• _MATERIAL PROVIDED_:
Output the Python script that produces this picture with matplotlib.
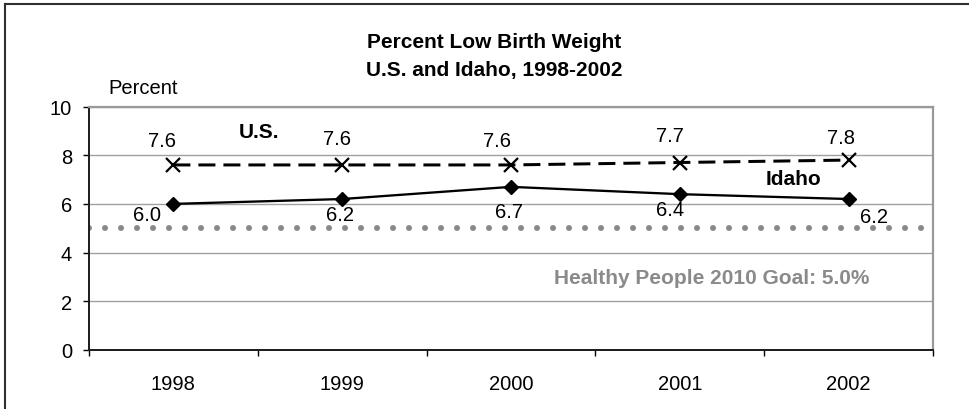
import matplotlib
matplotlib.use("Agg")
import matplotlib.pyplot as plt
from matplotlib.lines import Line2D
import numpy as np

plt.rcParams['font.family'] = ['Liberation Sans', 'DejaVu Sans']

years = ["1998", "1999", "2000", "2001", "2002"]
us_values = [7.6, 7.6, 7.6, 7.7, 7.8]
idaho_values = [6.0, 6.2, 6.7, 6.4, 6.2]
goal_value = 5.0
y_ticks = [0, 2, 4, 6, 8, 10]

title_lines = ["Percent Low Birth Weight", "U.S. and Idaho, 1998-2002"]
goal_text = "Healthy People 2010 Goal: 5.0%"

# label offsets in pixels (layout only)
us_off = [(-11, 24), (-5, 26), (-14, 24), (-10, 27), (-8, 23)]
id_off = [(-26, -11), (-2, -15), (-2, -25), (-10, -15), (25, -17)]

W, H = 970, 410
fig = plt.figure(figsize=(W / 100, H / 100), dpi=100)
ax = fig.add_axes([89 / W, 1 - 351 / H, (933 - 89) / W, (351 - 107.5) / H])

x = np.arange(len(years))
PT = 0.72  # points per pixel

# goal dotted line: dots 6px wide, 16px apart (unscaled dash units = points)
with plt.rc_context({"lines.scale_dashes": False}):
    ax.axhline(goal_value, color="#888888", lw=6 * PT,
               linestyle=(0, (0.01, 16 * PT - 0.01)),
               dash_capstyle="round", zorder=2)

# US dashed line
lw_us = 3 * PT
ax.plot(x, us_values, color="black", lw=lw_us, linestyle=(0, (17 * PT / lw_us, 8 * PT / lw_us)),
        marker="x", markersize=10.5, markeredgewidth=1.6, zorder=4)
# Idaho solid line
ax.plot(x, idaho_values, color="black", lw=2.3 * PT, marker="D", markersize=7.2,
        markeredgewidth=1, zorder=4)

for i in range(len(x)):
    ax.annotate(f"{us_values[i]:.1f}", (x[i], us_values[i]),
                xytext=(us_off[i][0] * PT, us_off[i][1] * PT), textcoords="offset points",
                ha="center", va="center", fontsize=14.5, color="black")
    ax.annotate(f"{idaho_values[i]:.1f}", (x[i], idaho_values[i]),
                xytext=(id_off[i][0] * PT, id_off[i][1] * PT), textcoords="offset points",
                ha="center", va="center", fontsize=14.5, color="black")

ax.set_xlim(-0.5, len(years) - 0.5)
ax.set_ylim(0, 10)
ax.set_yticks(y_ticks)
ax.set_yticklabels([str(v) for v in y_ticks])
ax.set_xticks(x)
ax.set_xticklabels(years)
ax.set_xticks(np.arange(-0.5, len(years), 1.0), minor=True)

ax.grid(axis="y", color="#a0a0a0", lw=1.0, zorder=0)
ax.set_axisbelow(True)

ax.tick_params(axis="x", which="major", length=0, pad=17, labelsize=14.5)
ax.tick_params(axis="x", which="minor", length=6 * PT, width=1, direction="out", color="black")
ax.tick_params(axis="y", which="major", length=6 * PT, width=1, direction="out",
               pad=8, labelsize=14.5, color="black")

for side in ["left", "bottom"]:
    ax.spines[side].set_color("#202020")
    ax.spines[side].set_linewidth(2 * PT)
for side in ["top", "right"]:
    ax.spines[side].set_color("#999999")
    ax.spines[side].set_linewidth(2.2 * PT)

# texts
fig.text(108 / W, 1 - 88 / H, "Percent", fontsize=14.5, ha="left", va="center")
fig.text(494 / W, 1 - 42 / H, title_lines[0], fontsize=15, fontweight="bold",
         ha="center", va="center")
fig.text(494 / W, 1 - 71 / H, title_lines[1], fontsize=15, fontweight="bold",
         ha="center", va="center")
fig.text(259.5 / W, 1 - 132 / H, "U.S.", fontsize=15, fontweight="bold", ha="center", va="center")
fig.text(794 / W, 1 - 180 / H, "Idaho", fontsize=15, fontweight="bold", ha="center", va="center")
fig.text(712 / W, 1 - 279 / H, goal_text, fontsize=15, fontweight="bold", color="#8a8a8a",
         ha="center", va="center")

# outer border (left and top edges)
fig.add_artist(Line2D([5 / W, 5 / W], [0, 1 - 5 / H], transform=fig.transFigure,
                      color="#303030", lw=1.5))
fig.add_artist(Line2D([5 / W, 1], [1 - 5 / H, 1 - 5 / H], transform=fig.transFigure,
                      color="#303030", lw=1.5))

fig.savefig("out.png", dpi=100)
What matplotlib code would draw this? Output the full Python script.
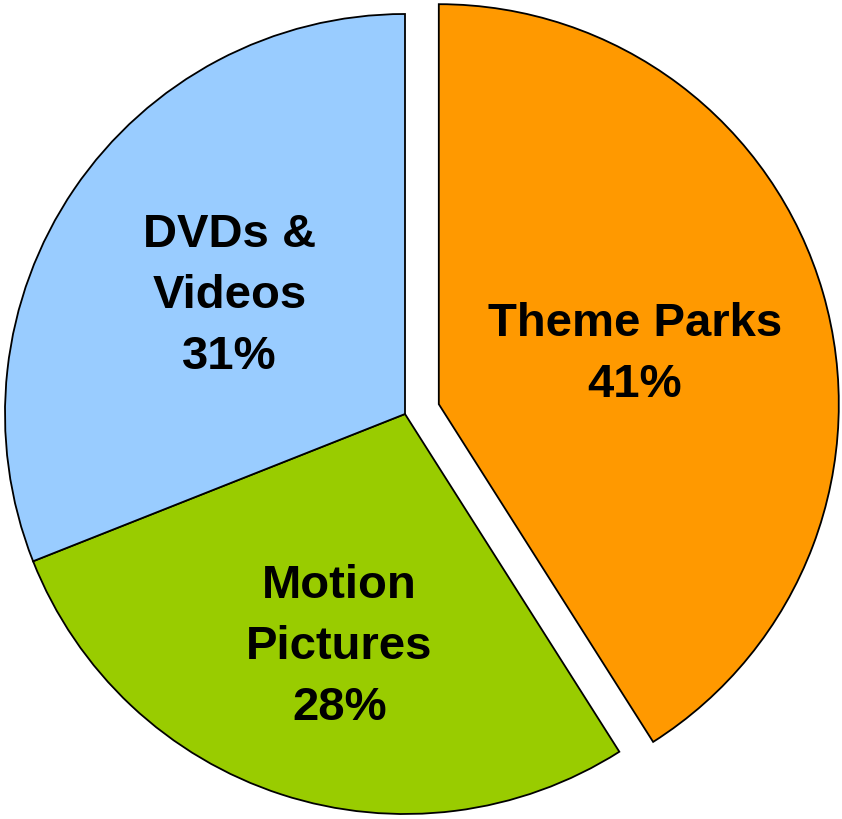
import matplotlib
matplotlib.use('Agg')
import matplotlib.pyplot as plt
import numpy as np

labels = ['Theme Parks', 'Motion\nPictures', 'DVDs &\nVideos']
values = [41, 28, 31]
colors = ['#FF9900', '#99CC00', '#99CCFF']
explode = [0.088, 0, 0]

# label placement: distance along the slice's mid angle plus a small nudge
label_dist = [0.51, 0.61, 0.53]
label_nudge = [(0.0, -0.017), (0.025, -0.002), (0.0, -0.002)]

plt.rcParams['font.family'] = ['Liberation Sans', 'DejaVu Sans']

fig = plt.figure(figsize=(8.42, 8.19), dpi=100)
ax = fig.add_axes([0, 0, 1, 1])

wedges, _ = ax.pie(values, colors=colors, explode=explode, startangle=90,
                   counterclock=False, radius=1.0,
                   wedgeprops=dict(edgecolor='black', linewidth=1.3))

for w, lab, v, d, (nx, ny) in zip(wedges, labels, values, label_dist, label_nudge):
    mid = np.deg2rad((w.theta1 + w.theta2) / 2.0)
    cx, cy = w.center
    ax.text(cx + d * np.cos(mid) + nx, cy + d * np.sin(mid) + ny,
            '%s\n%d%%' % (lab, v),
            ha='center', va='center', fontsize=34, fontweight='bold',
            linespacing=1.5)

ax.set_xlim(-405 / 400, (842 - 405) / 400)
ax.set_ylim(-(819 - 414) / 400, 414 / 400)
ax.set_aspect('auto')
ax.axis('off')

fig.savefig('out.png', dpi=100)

• _EXERCISE_: The listing above must be printed again exactly, minus its pictures.

• _SOLUTION_:
Output the Python script that produces this picture with matplotlib.
import matplotlib
matplotlib.use("Agg")
import matplotlib.pyplot as plt
from matplotlib.lines import Line2D
import numpy as np

plt.rcParams['font.family'] = ['Liberation Sans', 'DejaVu Sans']

years = ["1998", "1999", "2000", "2001", "2002"]
us_values = [7.6, 7.6, 7.6, 7.7, 7.8]
idaho_values = [6.0, 6.2, 6.7, 6.4, 6.2]
goal_value = 5.0
y_ticks = [0, 2, 4, 6, 8, 10]

title_lines = ["Percent Low Birth Weight", "U.S. and Idaho, 1998-2002"]
goal_text = "Healthy People 2010 Goal: 5.0%"

# label offsets in pixels (layout only)
us_off = [(-11, 24), (-5, 26), (-14, 24), (-10, 27), (-8, 23)]
id_off = [(-26, -11), (-2, -15), (-2, -25), (-10, -15), (25, -17)]

W, H = 970, 410
fig = plt.figure(figsize=(W / 100, H / 100), dpi=100)
ax = fig.add_axes([89 / W, 1 - 351 / H, (933 - 89) / W, (351 - 107.5) / H])

x = np.arange(len(years))
PT = 0.72  # points per pixel

# goal dotted line: dots 6px wide, 16px apart (unscaled dash units = points)
with plt.rc_context({"lines.scale_dashes": False}):
    ax.axhline(goal_value, color="#888888", lw=6 * PT,
               linestyle=(0, (0.01, 16 * PT - 0.01)),
               dash_capstyle="round", zorder=2)

# US dashed line
lw_us = 3 * PT
ax.plot(x, us_values, color="black", lw=lw_us, linestyle=(0, (17 * PT / lw_us, 8 * PT / lw_us)),
        marker="x", markersize=10.5, markeredgewidth=1.6, zorder=4)
# Idaho solid line
ax.plot(x, idaho_values, color="black", lw=2.3 * PT, marker="D", markersize=7.2,
        markeredgewidth=1, zorder=4)

for i in range(len(x)):
    ax.annotate(f"{us_values[i]:.1f}", (x[i], us_values[i]),
                xytext=(us_off[i][0] * PT, us_off[i][1] * PT), textcoords="offset points",
                ha="center", va="center", fontsize=14.5, color="black")
    ax.annotate(f"{idaho_values[i]:.1f}", (x[i], idaho_values[i]),
                xytext=(id_off[i][0] * PT, id_off[i][1] * PT), textcoords="offset points",
                ha="center", va="center", fontsize=14.5, color="black")

ax.set_xlim(-0.5, len(years) - 0.5)
ax.set_ylim(0, 10)
ax.set_yticks(y_ticks)
ax.set_yticklabels([str(v) for v in y_ticks])
ax.set_xticks(x)
ax.set_xticklabels(years)
ax.set_xticks(np.arange(-0.5, len(years), 1.0), minor=True)

ax.grid(axis="y", color="#a0a0a0", lw=1.0, zorder=0)
ax.set_axisbelow(True)

ax.tick_params(axis="x", which="major", length=0, pad=17, labelsize=14.5)
ax.tick_params(axis="x", which="minor", length=6 * PT, width=1, direction="out", color="black")
ax.tick_params(axis="y", which="major", length=6 * PT, width=1, direction="out",
               pad=8, labelsize=14.5, color="black")

for side in ["left", "bottom"]:
    ax.spines[side].set_color("#202020")
    ax.spines[side].set_linewidth(2 * PT)
for side in ["top", "right"]:
    ax.spines[side].set_color("#999999")
    ax.spines[side].set_linewidth(2.2 * PT)

# texts
fig.text(108 / W, 1 - 88 / H, "Percent", fontsize=14.5, ha="left", va="center")
fig.text(494 / W, 1 - 42 / H, title_lines[0], fontsize=15, fontweight="bold",
         ha="center", va="center")
fig.text(494 / W, 1 - 71 / H, title_lines[1], fontsize=15, fontweight="bold",
         ha="center", va="center")
fig.text(259.5 / W, 1 - 132 / H, "U.S.", fontsize=15, fontweight="bold", ha="center", va="center")
fig.text(794 / W, 1 - 180 / H, "Idaho", fontsize=15, fontweight="bold", ha="center", va="center")
fig.text(712 / W, 1 - 279 / H, goal_text, fontsize=15, fontweight="bold", color="#8a8a8a",
         ha="center", va="center")

# outer border (left and top edges)
fig.add_artist(Line2D([5 / W, 5 / W], [0, 1 - 5 / H], transform=fig.transFigure,
                      color="#303030", lw=1.5))
fig.add_artist(Line2D([5 / W, 1], [1 - 5 / H, 1 - 5 / H], transform=fig.transFigure,
                      color="#303030", lw=1.5))

fig.savefig("out.png", dpi=100)
What matplotlib code would draw this? Output the full Python script.
import matplotlib
matplotlib.use('Agg')
import matplotlib.pyplot as plt
import numpy as np

labels = ['Theme Parks', 'Motion\nPictures', 'DVDs &\nVideos']
values = [41, 28, 31]
colors = ['#FF9900', '#99CC00', '#99CCFF']
explode = [0.088, 0, 0]

# label placement: distance along the slice's mid angle plus a small nudge
label_dist = [0.51, 0.61, 0.53]
label_nudge = [(0.0, -0.017), (0.025, -0.002), (0.0, -0.002)]

plt.rcParams['font.family'] = ['Liberation Sans', 'DejaVu Sans']

fig = plt.figure(figsize=(8.42, 8.19), dpi=100)
ax = fig.add_axes([0, 0, 1, 1])

wedges, _ = ax.pie(values, colors=colors, explode=explode, startangle=90,
                   counterclock=False, radius=1.0,
                   wedgeprops=dict(edgecolor='black', linewidth=1.3))

for w, lab, v, d, (nx, ny) in zip(wedges, labels, values, label_dist, label_nudge):
    mid = np.deg2rad((w.theta1 + w.theta2) / 2.0)
    cx, cy = w.center
    ax.text(cx + d * np.cos(mid) + nx, cy + d * np.sin(mid) + ny,
            '%s\n%d%%' % (lab, v),
            ha='center', va='center', fontsize=34, fontweight='bold',
            linespacing=1.5)

ax.set_xlim(-405 / 400, (842 - 405) / 400)
ax.set_ylim(-(819 - 414) / 400, 414 / 400)
ax.set_aspect('auto')
ax.axis('off')

fig.savefig('out.png', dpi=100)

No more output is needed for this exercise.